Intervention de Monique de Marco

Réunion du 23 mai 2023 à 14h30
Biens culturels spoliés entre 1933 et 1945 — Adoption en procédure accélérée d'un projet de loi dans le texte de la commission modifié

Photo de Monique de MarcoMonique de Marco :

Madame la présidente, madame la ministre, mes chers collègues, en 2013, la sénatrice écologiste Corinne Bouchoux écrivait : « Le passé non assumé ne se digère pas. Tout ce refoulement, cet oubli, il faut en sortir. »

Certains actes continuent de nous glacer le sang des décennies après avoir été perpétrés. On voudrait ne plus les voir mentionnés dans des documents législatifs. Hélas ! Les démocraties mettent des décennies à reconstruire ce que les régimes autoritaires détruisent en quelques mois…

Pour toutes les victimes de la Shoah, leurs enfants, leurs petits-enfants, un devoir de réparation nous incombe, de manière imprescriptible, comme le sont les crimes contre l’humanité perpétrés pendant la Seconde Guerre mondiale.

Tant que cela sera nécessaire, le Parlement devra réparer, comme ici, restituer les biens culturels spoliés par des actes antisémites entre 1933 et 1945. Au-delà de l’aspect patrimonial, priver une personne de son héritage familial et culturel, c’est aussi la priver d’émotions artistiques, le priver d’humanité.

Ne sous-estimons pas les circonstances internationales de ces actes : en France, les spoliations ont été le fait non pas des seuls nazis, mais aussi de Français, politiques, administratifs, anonymes, qui ont acquis des œuvres dans le cadre de procédures dites de vol légal.

Je voudrais saluer le travail de ceux qui se sont opposés dans les premières heures, guidés par leur intuition de justice, notamment des femmes. Je pense à Rose Valland, qui élabore un premier registre en 1940, au péril de sa vie. À partir de 1945, promue capitaine, elle est envoyée en Allemagne, sur le front de l’art. Sur plus de 100 000 œuvres identifiées, 60 000 ont été rapportées en France et 45 000 restituées à leurs propriétaires ou leurs ayants droit dans l’immédiat après-guerre.

Puis, rien, ou presque rien : seulement 184 tableaux sur les 2 000 dits MNR ont été restitués à leurs propriétaires, en grande pompe médiatique.

Après la conférence de Washington, les travaux de Corinne Bouchoux ont permis de relancer la question au Sénat.

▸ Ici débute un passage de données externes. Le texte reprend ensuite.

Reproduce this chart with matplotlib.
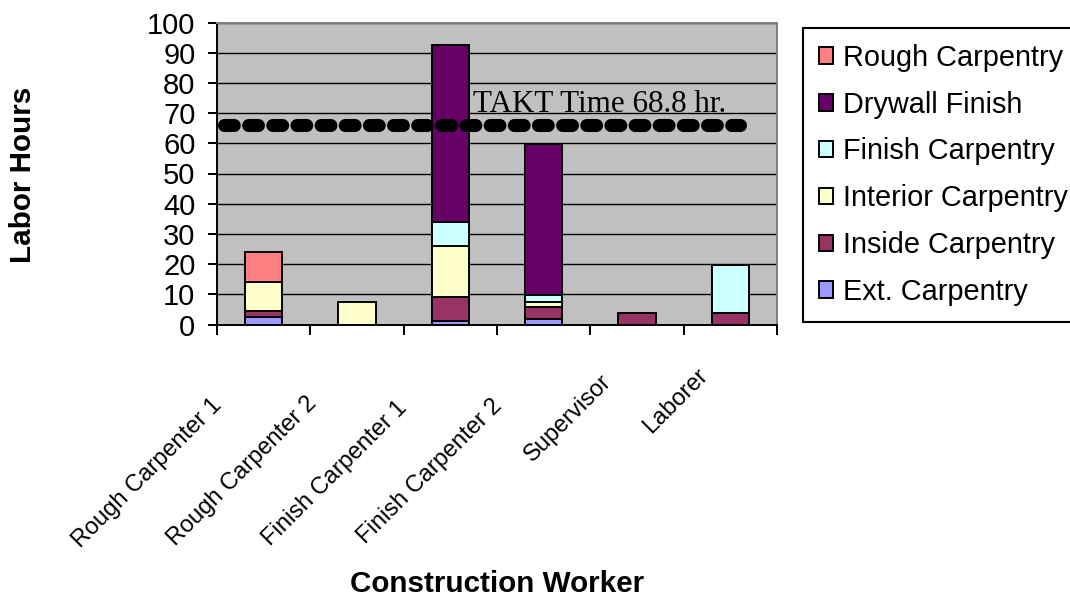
import matplotlib
matplotlib.use("Agg")
import matplotlib.pyplot as plt
import matplotlib.transforms as mtransforms
from matplotlib import font_manager
from matplotlib.patches import Patch

# ---------------- data ----------------
categories = ["Rough Carpenter 1", "Rough Carpenter 2", "Finish Carpenter 1",
              "Finish Carpenter 2", "Supervisor", "Laborer"]
ext_carpentry = [2.5, 0, 1.2, 1.8, 0, 0]
inside_carpentry = [2.0, 0, 8.0, 4.0, 3.7, 3.7]
interior_carpentry = [9.5, 7.5, 16.8, 1.7, 0, 0]
finish_carpentry = [0, 0, 8.0, 2.4, 0, 16.0]
drywall_finish = [0, 0, 58.5, 50.0, 0, 0]
rough_carpentry = [10.0, 0, 0, 0, 0, 0]

series_names = ["Ext. Carpentry", "Inside Carpentry", "Interior Carpentry",
                "Finish Carpentry", "Drywall Finish", "Rough Carpentry"]
series_values = [ext_carpentry, inside_carpentry, interior_carpentry,
                 finish_carpentry, drywall_finish, rough_carpentry]
series_colors = ["#9999FF", "#993366", "#FFFFCC", "#CCFFFF", "#660066", "#FF8080"]

takt_level = 66.0
takt_label = "TAKT Time 68.8 hr."
y_ticks = list(range(0, 101, 10))

# ---------------- figure ----------------
W, H = 1070, 598
fig = plt.figure(figsize=(W / 100, H / 100), dpi=100)
ax = fig.add_axes([217 / W, 1 - 324.5 / H, 560 / W, 302 / H])
ax.set_facecolor("#C0C0C0")

sans = "Liberation Sans"
serif = "Liberation Serif"

# narrow face for rotated category labels (Excel squeezes rotated text)
try:
    font_manager.findfont(font_manager.FontProperties(family="Liberation Sans Narrow"),
                          fallback_to_default=False)
    cat_family, cat_size = "Liberation Sans Narrow", 21
except Exception:
    cat_family, cat_size = sans, 17

x = list(range(len(categories)))
bottom = [0.0] * len(categories)
for vals, col in zip(series_values, series_colors):
    xs = [xi for xi, v in zip(x, vals) if v > 0]
    hs = [v for v in vals if v > 0]
    bs = [b for b, v in zip(bottom, vals) if v > 0]
    ax.bar(xs, hs, width=0.4, bottom=bs, color=col, edgecolor="black",
           linewidth=1.4, zorder=3)
    bottom = [b + v for b, v in zip(bottom, vals)]

# TAKT line
ax.plot([-0.43, 5.10], [takt_level, takt_level], color="black", lw=9.4,
        linestyle=(0, (0.75, 1.1)), dash_capstyle="round", zorder=4)
ax.text(2.24, 70.4, takt_label, fontfamily=serif, fontsize=22.4,
        va="baseline", ha="left", zorder=5)

ax.set_xlim(-0.5, 5.5)
ax.set_ylim(0, 100)

# grid
ax.set_yticks(y_ticks)
ax.yaxis.grid(True, color="black", linewidth=1.0)
ax.set_axisbelow(True)
ax.set_yticklabels([str(t) for t in y_ticks], fontfamily=sans, fontsize=21)
ax.tick_params(axis="y", direction="out", length=6.5, width=1.4, pad=9, colors="black")

# x ticks at category boundaries
ax.set_xticks([i - 0.5 for i in range(len(categories) + 1)])
ax.set_xticklabels([])
ax.tick_params(axis="x", direction="out", length=7, width=1.4)

for s in ["left", "bottom"]:
    ax.spines[s].set_color("black")
    ax.spines[s].set_linewidth(1.4)
for s in ["top", "right"]:
    ax.spines[s].set_color("#808080")
    ax.spines[s].set_linewidth(1.4)

# rotated category labels (anchor = top-right corner of text box)
label_offsets = [(-53, 70), (-51, 68), (-54, 72), (-53, 70), (-37, 46), (-34, 40)]
base = mtransforms.blended_transform_factory(ax.transData, ax.transAxes)
for xi, lab, (dx, dy) in zip(x, categories, label_offsets):
    tr = base + mtransforms.ScaledTranslation(dx / 100, -dy / 100, fig.dpi_scale_trans)
    ax.text(xi, 0, lab, transform=tr, rotation=45, rotation_mode="anchor",
            ha="right", va="top", fontfamily=cat_family, fontsize=cat_size,
            clip_on=False)

# axis titles
fig.text(497 / W, 1 - 584 / H, "Construction Worker", ha="center", va="center",
         fontfamily=sans, fontsize=21.3, fontweight="bold")
fig.text(23 / W, 1 - 175 / H, "Labor Hours", ha="center", va="center",
         rotation=90, fontfamily=sans, fontsize=21.3, fontweight="bold")

# legend
handles = [Patch(facecolor=c, edgecolor="black", linewidth=1.4)
           for c in series_colors][::-1]
labels = series_names[::-1]
leg = fig.legend(handles, labels, loc="upper left",
                 bbox_to_anchor=(803 / W, 1 - 28 / H), bbox_transform=fig.transFigure,
                 frameon=True, fancybox=False, edgecolor="black", framealpha=1,
                 borderpad=0.55, handlelength=0.5, handleheight=0.5,
                 handletextpad=0.33, labelspacing=0.65, borderaxespad=0,
                 prop={"family": sans, "size": 20.8})
leg.get_frame().set_linewidth(1.5)

fig.savefig("out.png", dpi=100)
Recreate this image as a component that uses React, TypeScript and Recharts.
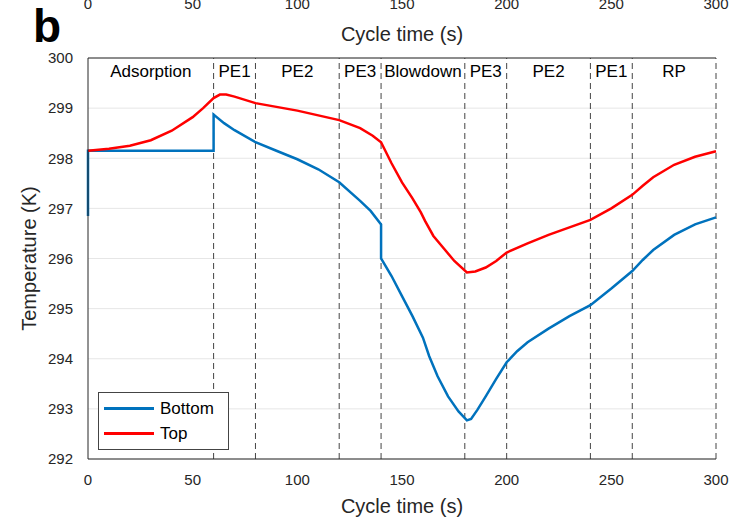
import React from 'react';
import { LineChart, Line, XAxis, YAxis, CartesianGrid, ReferenceLine, Legend } from 'recharts';

const xTicks = [0, 50, 100, 150, 200, 250, 300];
const yTicks = [292, 293, 294, 295, 296, 297, 298, 299, 300];

// step boundaries (s)
const stepBounds = [60, 80, 120, 140, 180, 200, 240, 260, 300];
const stepNames = ['Adsorption', 'PE1', 'PE2', 'PE3', 'Blowdown', 'PE3', 'PE2', 'PE1', 'RP'];
const stepCenters = [30, 70, 100, 130, 160, 190, 220, 250, 280];

const bottomTime = [0, 0, 60, 60, 65, 70, 80, 90, 100, 110, 120, 130, 135, 140, 140, 145, 150, 155, 160, 163, 167, 172, 177, 181, 183, 186, 190, 195, 200, 205, 210, 220, 230, 240, 250, 260, 265, 270, 280, 290, 300];
const bottomTemp = [296.85, 298.15, 298.15, 298.87, 298.7, 298.56, 298.32, 298.15, 297.98, 297.78, 297.52, 297.15, 296.95, 296.68, 296.0, 295.65, 295.25, 294.85, 294.42, 294.05, 293.65, 293.25, 292.95, 292.77, 292.8, 292.98, 293.25, 293.6, 293.93, 294.15, 294.33, 294.6, 294.85, 295.07, 295.4, 295.75, 295.97, 296.17, 296.47, 296.68, 296.82];

const topTime = [0, 10, 20, 30, 40, 50, 55, 60, 63, 66, 70, 80, 100, 120, 130, 136, 140, 145, 150, 155, 159, 161, 165, 170, 175, 181, 185, 190, 195, 200, 210, 220, 230, 240, 250, 260, 265, 270, 280, 290, 300];
const topTemp = [298.15, 298.19, 298.25, 298.36, 298.55, 298.82, 299.0, 299.2, 299.27, 299.27, 299.23, 299.1, 298.95, 298.76, 298.6, 298.45, 298.32, 297.9, 297.52, 297.2, 296.92, 296.75, 296.45, 296.2, 295.95, 295.72, 295.74, 295.82, 295.95, 296.12, 296.3, 296.47, 296.62, 296.77, 297.0, 297.27, 297.45, 297.62, 297.87, 298.03, 298.14];

const bottomData = bottomTime.map((t, i) => ({ t, v: bottomTemp[i] }));
const topData = topTime.map((t, i) => ({ t, v: topTemp[i] }));

const font = 'Liberation Sans, Arial, sans-serif';
const txt = '#262626';

const LegendBox = (props: any) => {
  const items = props.payload || [];
  return (
    <div style={{ fontFamily: font, fontSize: 17, color: '#000', padding: '3px 5px' }}>
      {items.map((p: any) => (
        <div key={p.value} style={{ display: 'flex', alignItems: 'center', height: 25 }}>
          <span style={{ display: 'inline-block', width: 50, height: 3, background: p.color, marginRight: 6 }} />
          {p.value}
        </div>
      ))}
    </div>
  );
};

export default function App() {
  return (
    <div style={{ position: 'absolute', left: 0, top: 0, width: 745, height: 519, background: '#fff' }}>
      <div style={{ position: 'absolute', left: 33, top: 2, fontFamily: font, fontWeight: 'bold', fontSize: 46, lineHeight: '48px', color: '#000' }}>b</div>
      <LineChart width={745} height={519} margin={{ top: 0, right: 29, bottom: 0, left: 0 }} style={{ fontFamily: font }}>
        <CartesianGrid vertical={false} stroke="#e6e6e6" />
        <XAxis xAxisId="top" orientation="top" type="number" dataKey="t" domain={[0, 300]} ticks={xTicks}
          height={58} stroke="#262626" tickLine={false} tickMargin={43}
          tick={{ fill: txt, fontSize: 15 }}
          label={{ value: 'Cycle time (s)', position: 'insideBottom', offset: 17, fill: txt, fontSize: 20 }} />
        <XAxis type="number" dataKey="t" domain={[0, 300]} ticks={xTicks} height={60} stroke="#262626"
          tickLine={false} tickMargin={9} tick={{ fill: txt, fontSize: 15 }}
          label={{ value: 'Cycle time (s)', position: 'insideBottom', offset: 6, fill: txt, fontSize: 20 }} />
        <YAxis type="number" domain={[292, 300]} ticks={yTicks} width={88} stroke="#262626"
          tickLine={false} tickMargin={9} tick={{ fill: txt, fontSize: 15 }}
          label={{ value: 'Temperature (K)', angle: -90, position: 'insideLeft', offset: 29, fill: txt, fontSize: 20, style: { textAnchor: 'middle' } }} />
        <YAxis yAxisId="right" orientation="right" type="number" domain={[292, 300]} width={0} stroke="#262626" tick={false} tickLine={false} />
        {stepBounds.map((b) => (
          <ReferenceLine key={'b' + b} x={b} stroke="#444" strokeDasharray="6 4" strokeWidth={1} />
        ))}
        {stepCenters.map((c, i) => (
          <ReferenceLine key={'c' + i} x={c} stroke="none"
            label={{ value: stepNames[i], position: 'insideTop', offset: 7, fill: '#000', fontSize: 17 }} />
        ))}
        <Line data={bottomData} dataKey="v" name="Bottom" type="linear" stroke="#0072BD" strokeWidth={2.5} dot={false} isAnimationActive={false} />
        <Line xAxisId="top" data={topData} dataKey="v" name="Top" type="linear" stroke="#FF0000" strokeWidth={2.5} dot={false} isAnimationActive={false} />
        <Legend layout="vertical" align="center" verticalAlign="middle" content={<LegendBox />}
          wrapperStyle={{ left: 98, top: 392, width: 131, height: 58, border: '1px solid #444', background: '#fff', boxSizing: 'border-box' }} />
      </LineChart>
    </div>
  );
}
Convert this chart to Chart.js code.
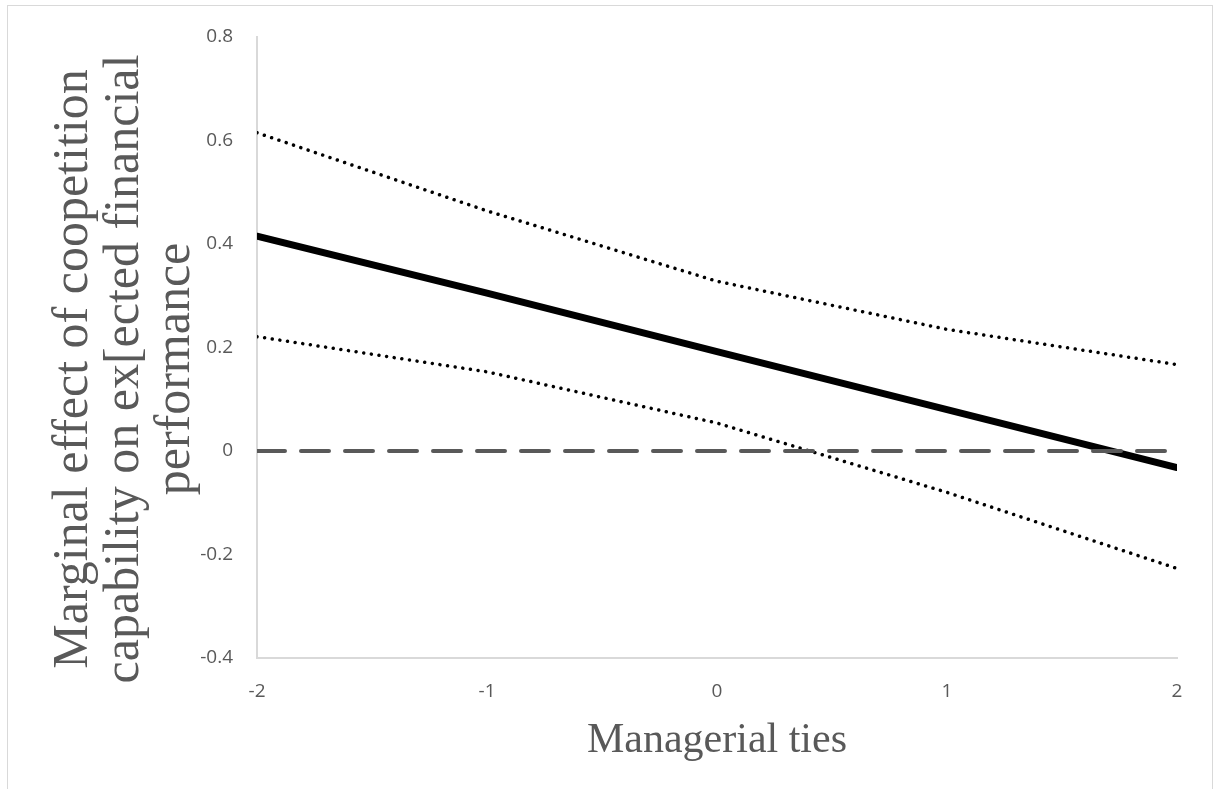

Nous, écologistes, savons que le droit international est un puissant outil de communication gouvernementale, mais aussi un bien faible instrument juridique en droit interne…

L’étude d’impact de ce projet de loi confirme le constat de négligence des pouvoirs publics établi par Corinne Bouchoux. Après les années 1950, le statu quo s’est imposé, tant et si bien qu’il est impossible de dire aujourd’hui combien de biens culturels de nos collections publiques auraient été acquis dans des circonstances douteuses. Dans les collections publiques, un énorme travail de recherche s’impose, au-delà des œuvres MNR, pour comprendre les parcours juridiques d’appropriation des œuvres d’individus frappés par les lois scélérates.

Il faut aussi lever des entraves, comme l’accès aux archives nationales, et doter chaque fonds des moyens suffisants pour conduire ces recherches, mais aussi pour identifier les ayants droit, y compris pour les collections des collectivités territoriales, où l’initiative repose sur la bonne volonté d’élus. Enfin, notre intransigeance doit être la même avec les collectionneurs privés, a fortiori lorsqu’ils bénéficient de largesses fiscales : l’article 2 pourrait être renforcé en ce sens.

Au-delà des limites que je viens d’évoquer, je souhaite saluer cette initiative gouvernementale. La procédure de sortie de biens spoliés des collections publiques, instaurée par ce texte, lève le frein législatif aux restitutions, tout en élargissant la période historique de recherches.

Mais quelle leçon pouvons-nous en tirer pour l’avenir ? Dans sa célèbre Lettre au capitaine Butler, Victor Hugo écrivait : « Les crimes de ceux qui mènent ne sont pas la faute de ceux qui sont menés ; les gouvernements sont quelquefois des bandits, les peuples jamais. L’Empire français […] étale aujourd’hui, avec une sorte de naïveté de propriétaire, le splendide bric-à-brac du Palais d’été. J’espère qu’un jour viendra où la France délivrée et nettoyée, renverra ce butin à la Chine spoliée. »

Nous savons que les résultats d’autres massacres et d’autres pillages sont exposés dans nos musées ; il nous revient de nous doter des moyens juridiques pour prévenir l’acquisition publique de ces biens d’origine douteuse. À défaut, nous condamnons les générations futures à de nombreuses lois de réparation.